- Born: 1928 Nablus, Mandatory Palestine
- Died: August 16, 2013 (aged 84–85) Amman, Jordan
- Occupation: Women's rights activist
- Known for: President of the General Union of Palestinian Women
- Children: Faiha Abdul Hadi
- Awards: Ibn Rushd Prize for Freedom of Thought (2001)

= Issam Abdulhadi =

Palestinian women's rights activist (1928-2013)

Issam Abdulhadi (1928–16 August 2013) was an award-winning Palestinian women’s rights activist. She was elected as the President of the General Union of Palestinian Women in July 1965.

==Early life==
Born in Nablus in 1928, she was educated at A’ishiyyeh School and later at the Friends’ School in Ramallah.

==Career==
Abdulhadi began her career in Palestinian women’s activities in the West Bank in 1949. She attended the first Palestinian National Council at which the General Union of Palestinian Women was formally established in June 1964. In 1949 she was elected Secretary-General of the Arab Women’s Union in Nablus. By July 1965 she was elected as the President of the General Union of Palestinian Women.

===Imprisonment===
In April 1969 Abdulhadi was imprisoned by Israeli forces and then deported with her daughter, Faiha Abdul Hadi, after arranging a sit-in and hunger strike at the Church of the Holy Sepulchre, in Jerusalem, where she had been protesting the Israeli army’s killing of women in Gaza.

===In exile===
Abdulhadi worked through the Save Jerusalem Committee in Amman, Jordan. By 1974 she was appointed to the Palestinian Central Council, and then she re-established General Union of Palestinian Women in Lebanon. She then headed the Palestinian delegation to the first World Conference on Women in Mexico City in 1975.

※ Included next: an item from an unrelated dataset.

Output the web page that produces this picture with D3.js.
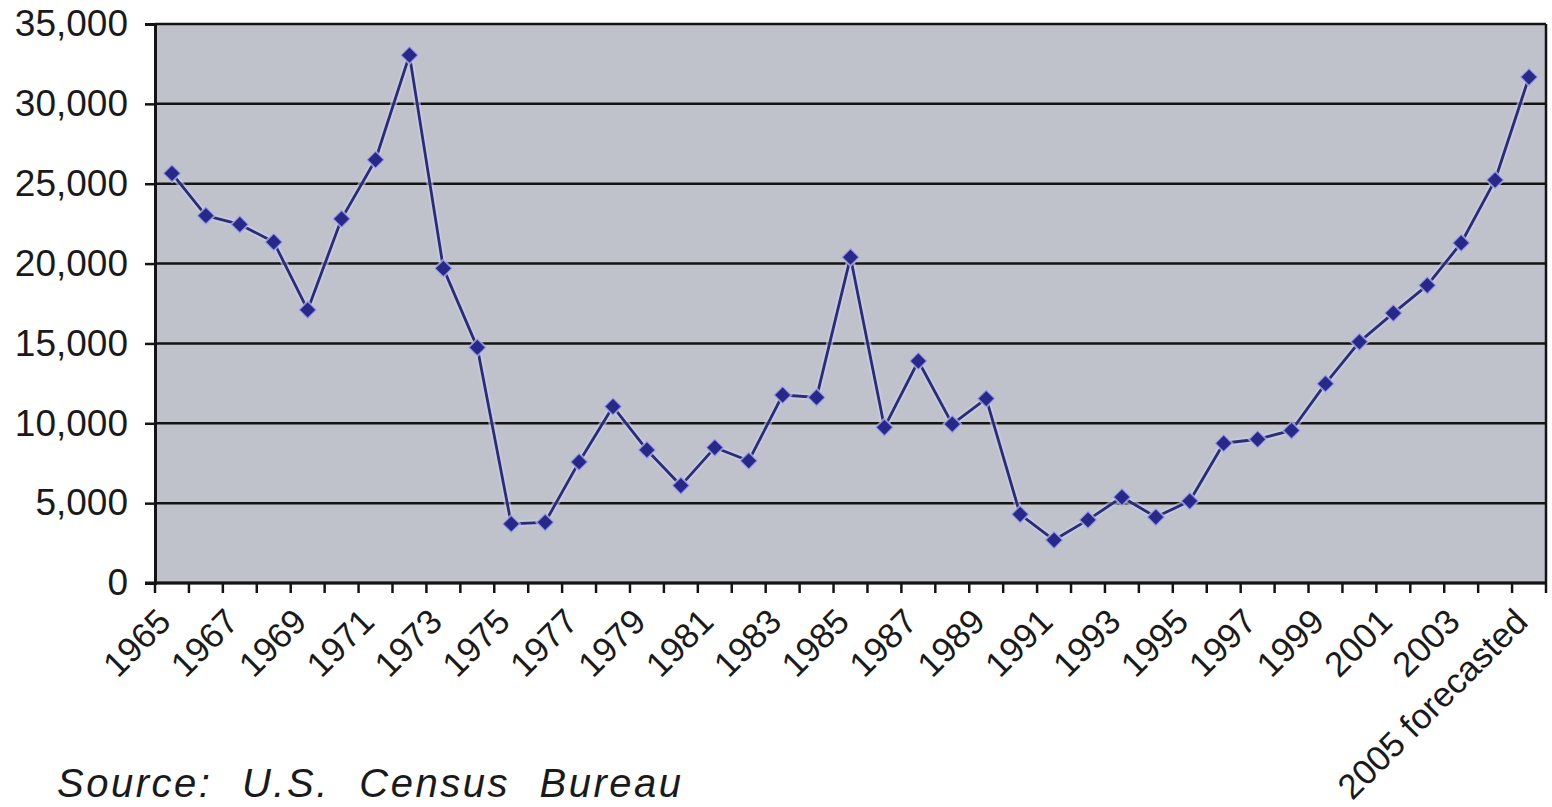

By 1981 she was elected President of the General Union of Arab Women, followed by Vice-President of the International Democratic Union of Women from 1981–92.

She was allowed to return to the West Bank in 1993, alongside 30 other leaders.

==Awards==
Abdulhadi was awarded the Ibn Rushd Prize for Freedom of Thought in 2001 and was one of eight Palestinian women nominated for the Nobel Peace Prize as part of the Project "1000 Women for the Nobel Peace Prize 2005".

==Personal life==
Abdulhadi married at the age of nineteen.

She died in Amman, Jordan, on 16 August 2013.